La re-nacionalización de la política europea no es un efecto coyuntural
de la competencia entre partidos, sino el producto histórico de la
globalización capitalista y de la forma específica que ésta ha adoptado
en Europa.
Llegados a este
punto, tenemos que ser claros. Lo que se está produciendo en Europa no
es un enfrentamiento entre un fascismo atávico y un europeísmo
pretendidamente liberal y cosmopolita. Lo que se está produciendo en
Europa es un enfrentamiento entre dos nacionalismos exacerbados por la
competencia que tiene lugar en la economía europea: el nacionalismo
económico de Alemania, que propugna una política neomercantilista, y un
nacionalismo reactivo y revanchista que emerge en países como Italia,
Francia o Gran Bretaña, por no hablar de Europa del Este. El europeísmo
vacuo que exhiben las élites políticas y económicas, su defensa cerrada
del euro y del mercado único, no es más que una coartada ideológica del
nacionalismo económico alemán. Hace casi doscientos años, el gran
economista alemán Friedrich List advirtió lúcidamente que la doctrina
cosmopolita obedecía a razones nacionalistas de los países
industrializados, que predican la libertad de comercio a los países
pobres sólo cuando saben que no pueden competir con ellos.
El
europeísmo y el globalismo pueden todavía cautivar a las clases medias
intelectuales, pero no frenarán el avance del populismo de derechas.
Para ello se necesita una nueva síntesis política que sea capaz de
interpelar a los estratos populares con ideas fuertes, con pasión e
imaginarios radicales. La clave es unir un discurso dirigido a las
grandes mayorías sociales con un programa orientado a la defensa de la
dignidad de las clases populares y trabajadoras: la recuperación de la
soberanía como base de la democracia; la reindustrialización de España a
partir de la intervención pública en la economía; una política
orientada al pleno empleo; y una profunda transformación del Estado en
un sentido republicano, federal y democrático.
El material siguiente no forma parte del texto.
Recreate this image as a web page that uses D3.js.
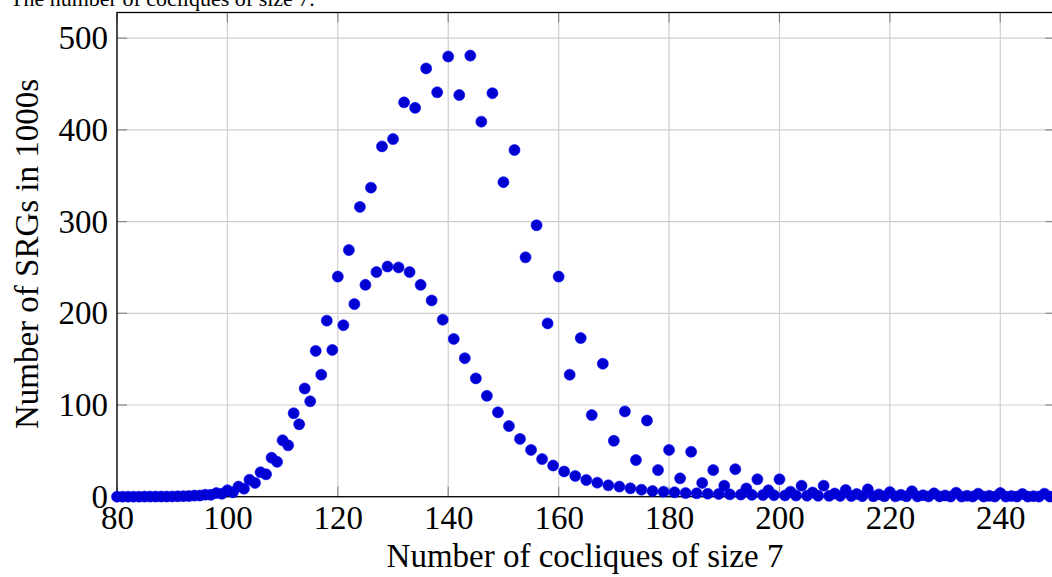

Naturalmente, ello
exigirá un replanteamiento de las alianzas internacionales y una nueva
unión entre los países europeos que respete la soberanía de los Estados:
una Europa confederal. De fondo, la posibilidad real de una gran
alianza entre las clases trabajadoras, los estratos medios empobrecidos y
las pequeñas y medianas empresas golpeadas por la globalización. Si no
la construye la izquierda, no lo hará nadie.
El
soberanismo ha venido para quedarse. Lo que estamos viendo sólo son los
primeros vientos de la tempestad que se avecina. A estas alturas, la
única pregunta relevante es quién hegemonizará las fuerzas sociales que
ha desencadenado la globalización y que demandan protección, seguridad,
identidad. La inquietud de las élites neoliberales europeas resulta
comprensible: es el correlato lógico de su hostilidad al Estado y a la
democracia. Por el contrario, la postura de algunos intelectuales de
izquierda es muy difícil de entender. Las personas que nos han criticado
estos días soslayan que el control de la soberanía es una condición
indispensable de la democracia. No parecen comprender el carácter
dependiente y subalterno del país en que viven. Rechazan, en fin,
cualquier posibilidad de realización histórica concreta de las
aspiraciones populares. Hermann Heller escribió algunas páginas
luminosas sobre esta contradicción del movimiento socialista. La única
alternativa real al populismo de derechas es una síntesis política que
anude soberanía, democracia y socialismo como respuesta a los
sufrimientos sociales provocados por el neoliberalismo. Pero una cosa es
segura: el futuro de los pueblos se construirá sobre las cenizas de
esta Unión Europea.
1 comentario:
¿Neomercantilismo? ¿Eso qué es?
¿Políticas redistributivas en capitalismo? No son más que más capitalismo. Como resolver la falsa deuda con más deuda.
¿Todavía así, pensando en las margaritas?
Para colmo de males, afirmáis; "genera crecimiento empobreciendo a las mayorías sociales". Pero es que acaso, ¿ya sabéis lo que estáis diciendo usando el falsificador lenguaje inventado de los capitalistas?